__YOUR INSTRUCTIONS__: Using the data below, copy each line that includes the word "seaborn".

__STORED DATA__:

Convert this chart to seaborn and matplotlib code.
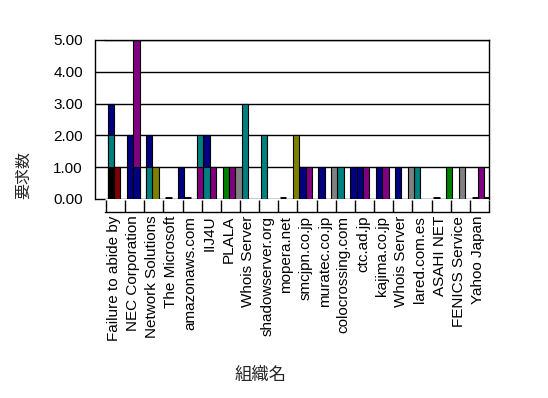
import matplotlib
matplotlib.use("Agg")
import matplotlib.pyplot as plt
import numpy as np
import pandas as pd
import seaborn as sns

sns.set_theme(style="white")
plt.rcParams["font.family"] = ["Liberation Sans", "Noto Sans CJK JP"]

categories = [
    "Failure to abide by", "NEC Corporation", "Network Solutions",
    "The Microsoft", "amazonaws.com", "IIJ4U", "PLALA", "Whois Server",
    "shadowserver.org", "mopera.net", "smcjpn.co.jp", "muratec.co.jp",
    "colocrossing.com", "ctc.ad.jp", "kajima.co.jp", "Whois Server",
    "lared.com.es", "ASAHI NET", "FENICS Service", "Yahoo Japan",
]

# bars: (category index, column in cluster, value, series)
# back row first, front row last
back_bars = [
    (0, "a", 3, "navy"), (0, "b", 1, "maroon"),
    (1, "a", 2, "navy"), (1, "b", 5, "purple"),
    (2, "a", 2, "navy"), (2, "b", 1, "olive"),
    (3, "a", 0, "black"), (3, "c", 1, "navy"),
    (4, "a", 0, "black"), (4, "c", 2, "teal"),
    (5, "a", 2, "navy"), (5, "b", 1, "purple"),
    (6, "a", 1, "green"), (6, "b", 1, "purple"), (6, "c", 1, "gray"),
    (7, "a", 3, "teal"),
    (8, "a", 2, "teal"),
    (9, "a", 0, "black"), (9, "c", 2, "olive"),
    (10, "a", 1, "navy"), (10, "b", 1, "purple"),
    (11, "a", 1, "navy"), (11, "c", 1, "gray"),
    (12, "a", 1, "teal"), (12, "c", 1, "navy"),
    (13, "a", 1, "navy"), (13, "b", 1, "purple"),
    (14, "a", 1, "navy"), (14, "b", 1, "purple"),
    (15, "a", 1, "navy"), (15, "c", 1, "gray"),
    (16, "a", 1, "teal"),
    (17, "a", 0, "black"), (17, "c", 1, "green"),
    (18, "b", 1, "gray"),
    (19, "a", 0, "black"), (19, "b", 1, "purple"), (19, "c", 0, "black"),
]
middle_bars = [
    (0, "a", 2, "teal"),
    (1, "b", 1, "navy"),
    (2, "a", 1, "teal"),
    (4, "c", 1, "purple"),
    (5, "a", 1, "teal"),
]
front_bars = [
    (0, "a", 1, "black"),
]

palette = {
    "navy": "#000080", "teal": "#008080", "maroon": "#800000",
    "olive": "#808000", "purple": "#800080", "green": "#008000",
    "gray": "#808080", "black": "#000000",
}
columns = ["a", "b", "c"]


def draw_row(ax, bars):
    df = pd.DataFrame(bars, columns=["cat", "col", "value", "series"])
    lookup = {(r.cat, columns.index(r.col)): r.series for r in df.itertuples()}
    start = len(ax.patches)
    sns.barplot(data=df, x="cat", y="value", hue="col", hue_order=columns,
                order=list(range(len(categories))), dodge=True, width=1.0,
                gap=0, errorbar=None, legend=False, ax=ax,
                palette=["#000000"] * 3, edgecolor="black", linewidth=0.8,
                saturation=1)
    # colour each bar by its series
    for p in ax.patches[start:]:
        xc = p.get_x() + p.get_width() / 2
        cat = int(round(xc))
        col = int(round((xc - cat) * 3)) + 1
        p.set_facecolor(palette[lookup[(cat, col)]])
        if p.get_height() == 0:
            p.set_linewidth(3.5)


def main():
    fig = plt.figure(figsize=(5.48, 3.98), dpi=100)
    ax = fig.add_axes([0.1916, 0.5, 0.7007, 0.3995])

    for bars in (back_bars, middle_bars, front_bars):
        draw_row(ax, bars)

    n = len(categories)
    ax.set_ylim(0, 5)
    ax.set_xlim(-0.64, n - 0.59)
    ax.set_yticks(np.arange(0, 6))
    ax.set_yticklabels([f"{v:.2f}" for v in range(6)], fontsize=11)
    ax.set_xticks(np.arange(n) - 0.17)
    ax.set_xticklabels(categories, fontsize=12.5)
    ax.set_xticks(np.arange(n + 1) - 0.59, minor=True)
    ax.yaxis.grid(True, color="black", linewidth=1)
    ax.set_axisbelow(True)

    for side in ("left", "bottom", "top", "right"):
        ax.spines[side].set_visible(True)
        ax.spines[side].set_color("black")
        ax.spines[side].set_linewidth(1)
    ax.spines["left"].set_position(("outward", 7))
    ax.spines["bottom"].set_position(("outward", 9))

    ax.tick_params(axis="x", which="major", length=0, pad=3, colors="black",
                   labelrotation=90)
    ax.tick_params(axis="x", which="minor", length=9, direction="in",
                   width=1, color="black", bottom=True)
    ax.tick_params(axis="y", length=7, direction="in", width=1, pad=9,
                   left=True, colors="black")

    ax.set_xlabel("組織名", fontsize=12.5)
    ax.xaxis.set_label_coords(0.406, -1.057)
    ax.set_ylabel("要求数", fontsize=11.5)
    ax.yaxis.set_label_coords(-0.193, 0.154)

    fig.savefig("out.png", dpi=100)


if __name__ == "__main__":
    main()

__SOLVED EXERCISE__:
Convert this chart to seaborn and matplotlib code.
import seaborn as sns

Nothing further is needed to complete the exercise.